Dum Aloo – This dish originated from the traditional Kashmiri Pandit cuisine. The small potatoes are deep friend, and then simmered on a low fame with about a dozen spices. Try it at Fortune Resort Heevan in Srinagar.

Seekh KebabNo meal in Kashmir is complete without meat, mostly lamb. You will often find a variety of kebabs, meat curries or rice biryanis. These spiced ground lamb skewers are a popular appetizer at Cafe Chinar restaurant in Srinagar. Make it a meal with thin roomali (handkerchief roti).

Waza Chicken – A Wazwan is a multi-course meal in the Kashmiri Muslim tradition prepared in copper utensils by a traditional vasta waza, or head chef, with the assistance of a court of wazas, or chefs. These dishes are typically cooked at weddings and parties, but available at restaurants as well. I tried the waza chicken – fried chicken, cooked in in red curry at Dilkhusa restaurant in Gulmarg, as well as a few other places.
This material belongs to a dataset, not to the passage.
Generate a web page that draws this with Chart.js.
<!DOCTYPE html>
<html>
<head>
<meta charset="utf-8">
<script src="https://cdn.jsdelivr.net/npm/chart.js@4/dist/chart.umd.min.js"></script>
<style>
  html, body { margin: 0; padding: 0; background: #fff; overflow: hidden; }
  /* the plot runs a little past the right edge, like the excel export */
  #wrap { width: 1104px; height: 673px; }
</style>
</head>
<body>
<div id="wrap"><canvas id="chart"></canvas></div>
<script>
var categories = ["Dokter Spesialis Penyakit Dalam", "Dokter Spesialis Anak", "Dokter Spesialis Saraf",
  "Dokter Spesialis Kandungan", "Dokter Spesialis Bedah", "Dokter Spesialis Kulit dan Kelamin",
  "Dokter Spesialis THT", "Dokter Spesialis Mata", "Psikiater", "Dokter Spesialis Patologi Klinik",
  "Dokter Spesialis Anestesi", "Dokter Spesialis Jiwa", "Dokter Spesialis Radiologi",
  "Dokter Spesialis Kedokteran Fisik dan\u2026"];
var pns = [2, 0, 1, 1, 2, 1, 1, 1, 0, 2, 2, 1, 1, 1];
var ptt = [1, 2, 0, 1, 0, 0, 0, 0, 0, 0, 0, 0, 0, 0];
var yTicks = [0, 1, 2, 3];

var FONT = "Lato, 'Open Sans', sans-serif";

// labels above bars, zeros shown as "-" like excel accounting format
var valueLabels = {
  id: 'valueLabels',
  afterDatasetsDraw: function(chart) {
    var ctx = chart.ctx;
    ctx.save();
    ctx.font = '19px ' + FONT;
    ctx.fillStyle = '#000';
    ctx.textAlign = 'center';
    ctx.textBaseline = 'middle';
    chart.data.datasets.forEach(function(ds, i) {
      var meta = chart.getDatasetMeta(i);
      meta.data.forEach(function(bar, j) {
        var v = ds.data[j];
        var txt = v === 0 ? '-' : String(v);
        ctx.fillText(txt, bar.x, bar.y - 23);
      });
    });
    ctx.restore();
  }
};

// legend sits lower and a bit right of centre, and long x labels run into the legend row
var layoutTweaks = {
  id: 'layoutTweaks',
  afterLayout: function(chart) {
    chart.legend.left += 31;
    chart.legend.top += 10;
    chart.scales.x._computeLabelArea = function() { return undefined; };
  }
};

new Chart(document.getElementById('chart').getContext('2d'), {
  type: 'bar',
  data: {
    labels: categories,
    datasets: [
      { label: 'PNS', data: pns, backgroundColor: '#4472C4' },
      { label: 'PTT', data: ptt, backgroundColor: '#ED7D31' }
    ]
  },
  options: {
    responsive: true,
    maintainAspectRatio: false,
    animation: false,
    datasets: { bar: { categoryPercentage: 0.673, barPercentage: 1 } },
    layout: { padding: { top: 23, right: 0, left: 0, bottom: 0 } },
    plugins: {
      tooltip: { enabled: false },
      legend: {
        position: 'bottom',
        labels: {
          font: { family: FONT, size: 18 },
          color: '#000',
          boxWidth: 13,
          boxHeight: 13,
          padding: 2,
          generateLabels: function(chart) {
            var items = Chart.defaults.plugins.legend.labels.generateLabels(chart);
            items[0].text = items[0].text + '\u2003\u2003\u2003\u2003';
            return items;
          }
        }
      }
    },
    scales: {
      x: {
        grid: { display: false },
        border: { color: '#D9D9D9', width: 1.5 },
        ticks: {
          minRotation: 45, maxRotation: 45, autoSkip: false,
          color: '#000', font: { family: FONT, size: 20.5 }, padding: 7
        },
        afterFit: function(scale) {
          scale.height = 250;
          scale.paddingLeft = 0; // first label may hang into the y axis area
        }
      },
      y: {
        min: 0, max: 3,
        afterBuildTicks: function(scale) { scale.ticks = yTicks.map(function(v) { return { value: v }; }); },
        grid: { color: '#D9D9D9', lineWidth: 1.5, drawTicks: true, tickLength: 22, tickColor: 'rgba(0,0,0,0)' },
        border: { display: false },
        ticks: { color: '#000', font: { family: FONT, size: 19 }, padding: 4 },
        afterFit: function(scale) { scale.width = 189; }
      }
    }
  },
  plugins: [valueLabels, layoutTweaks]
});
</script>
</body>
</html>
Kokur Yakhni – The bone-in chicken pieces are simmered in yogurt and garnished with fennel and lots of dry mint. The sauce is a bit runny with lemony flavor, and pairs well with steamed rice. Heevan Retreat‘s Dilkhusa restaurant in Gulmarg.

Kofta – Though kofta (meatball) is a popular dish in Kashmiri cuisine generally made with lamb or goat, I tried a version with fresh fish at Fortune Resort Heevan’s Earthen Oven in Srinagar. The local snapper was minced, shaped into balls and steamed, floating in a creamy sweet and spicy sauce.
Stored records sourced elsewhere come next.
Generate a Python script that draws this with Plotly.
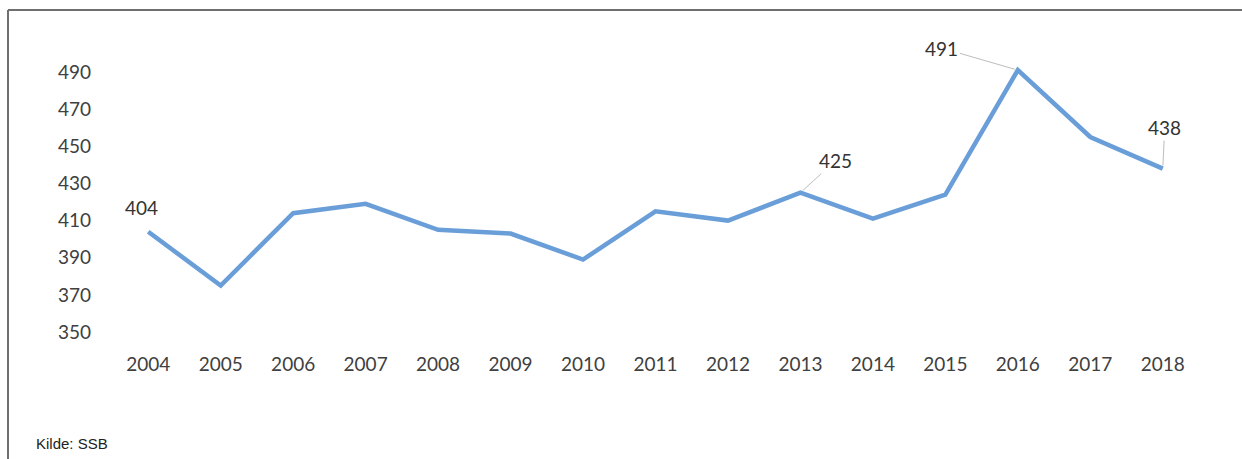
import plotly.graph_objects as go

years = [2004, 2005, 2006, 2007, 2008, 2009, 2010, 2011, 2012, 2013, 2014, 2015, 2016, 2017, 2018]
values = [404, 375, 414, 419, 405, 403, 389, 415, 410, 425, 411, 424, 491, 455, 438]
y_ticks = [350, 370, 390, 410, 430, 450, 470, 490]
labeled_years = [2004, 2013, 2016, 2018]

W, H = 1242, 459
FONT = "Lato"

fig = go.Figure()
fig.add_trace(go.Scatter(
    x=years, y=values, mode="lines",
    line=dict(color="#6a9ed8", width=4.5),
    hoverinfo="skip",
))

# label offsets in pixels (ax, ay) for leader lines
offsets = {2004: (-7, -24, False), 2013: (35, -32, True), 2016: (-76, -22, True), 2018: (2, -41, True)}
for yr in labeled_years:
    v = values[years.index(yr)]
    ax, ay, arrow = offsets[yr]
    if arrow:
        fig.add_annotation(x=yr, y=v, text=str(v), showarrow=True, arrowhead=0,
                           arrowwidth=1, arrowcolor="#bdbdbd", ax=ax, ay=ay,
                           standoff=3, font=dict(family=FONT, size=19, color="#333333"))
    else:
        fig.add_annotation(x=yr, y=v, text=str(v), showarrow=False,
                           xshift=ax, yshift=-ay, font=dict(family=FONT, size=19, color="#333333"))

fig.add_annotation(x=34 / W, y=1 - 443 / H, xref="paper", yref="paper", text="Kilde: SSB",
                   showarrow=False, xanchor="left", yanchor="middle",
                   font=dict(family="Liberation Sans", size=15, color="#222222"))

# frame
fig.add_shape(type="line", xref="paper", yref="paper", x0=8 / W, x1=8 / W, y0=0, y1=1 - 10 / H,
              line=dict(color="#6f6f6f", width=2))
fig.add_shape(type="line", xref="paper", yref="paper", x0=8 / W, x1=1, y0=1 - 10 / H, y1=1 - 10 / H,
              line=dict(color="#6f6f6f", width=2))

fig.update_layout(
    width=W, height=H,
    margin=dict(l=0, r=0, t=0, b=0),
    paper_bgcolor="white", plot_bgcolor="white",
    showlegend=False,
    xaxis=dict(domain=[112 / W, 1199 / W], range=[2003.5, 2018.5], tickmode="array",
               tickvals=years, ticktext=[str(y) for y in years], showgrid=False,
               zeroline=False, showline=False, ticks="",
               tickfont=dict(family=FONT, size=19, color="#404040")),
    yaxis=dict(domain=[1 - 350.6 / H, 1 - 53.4 / H], range=[340, 500], tickmode="array",
               tickvals=y_ticks, showgrid=False, zeroline=False, showline=False, ticks="",
               ticklabelstandoff=20,
               tickfont=dict(family=FONT, size=19, color="#404040")),
)

fig.write_html("out.html")
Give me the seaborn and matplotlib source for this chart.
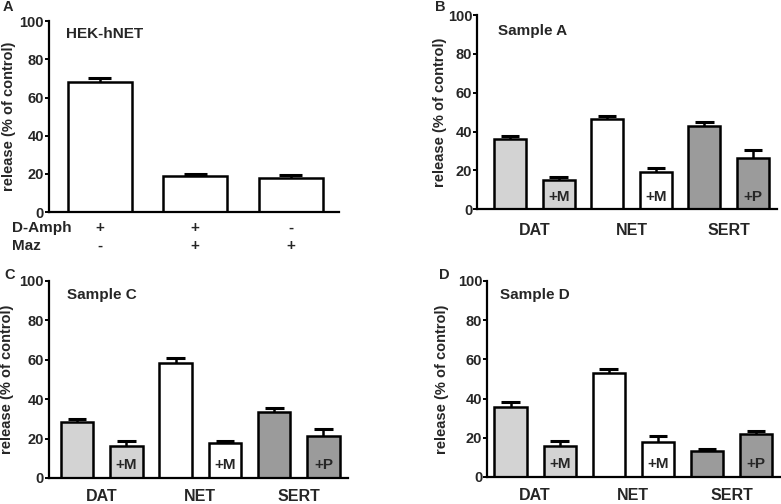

Kashmiri naan – This flatbread is very different than the garlic or butter naans you may have had before. Though baked in a traditional tandoor (clay oven), it is more like a pizza that you can eat it by itself. This one at Ahdoos restaurant in Srinagar was topped with cashews, raisins, coconut and cocktail fruits.

Kashmiri Halva – Most of the time in Kashmir I was too full with my meal to think about dessert, but my waiter at Heevan Hotel in Gulmarg insisted that I try their Kashmiri halva, and I am so glad that I did! Cooked with ghee (clarified butter), sooji (semolina) and water, topped with almonds, raisins and coconut flakes, this was one of the best halvas I had. I recommend ordering this for breakfast as it is quite rich.

Phirni – Now I had phirni many times before and my favorite was a thick white color rice pudding served chilled in a clay pot at some muslim owned restaurants in Old Delhi. But the Kashmiri version I had at Fortune Resort Heevan in Srinagar was made with semolina instead of rice, runny and served warm. It was also yellow from the saffron.

Of course there are far more dishes in Kashmiri cuisine that I didn’t get to try, so this is by no means a comprehensive list. It’s just a good starting point for your next visit to Kashmir.

Have you tried a Kashmiri dish not listed above?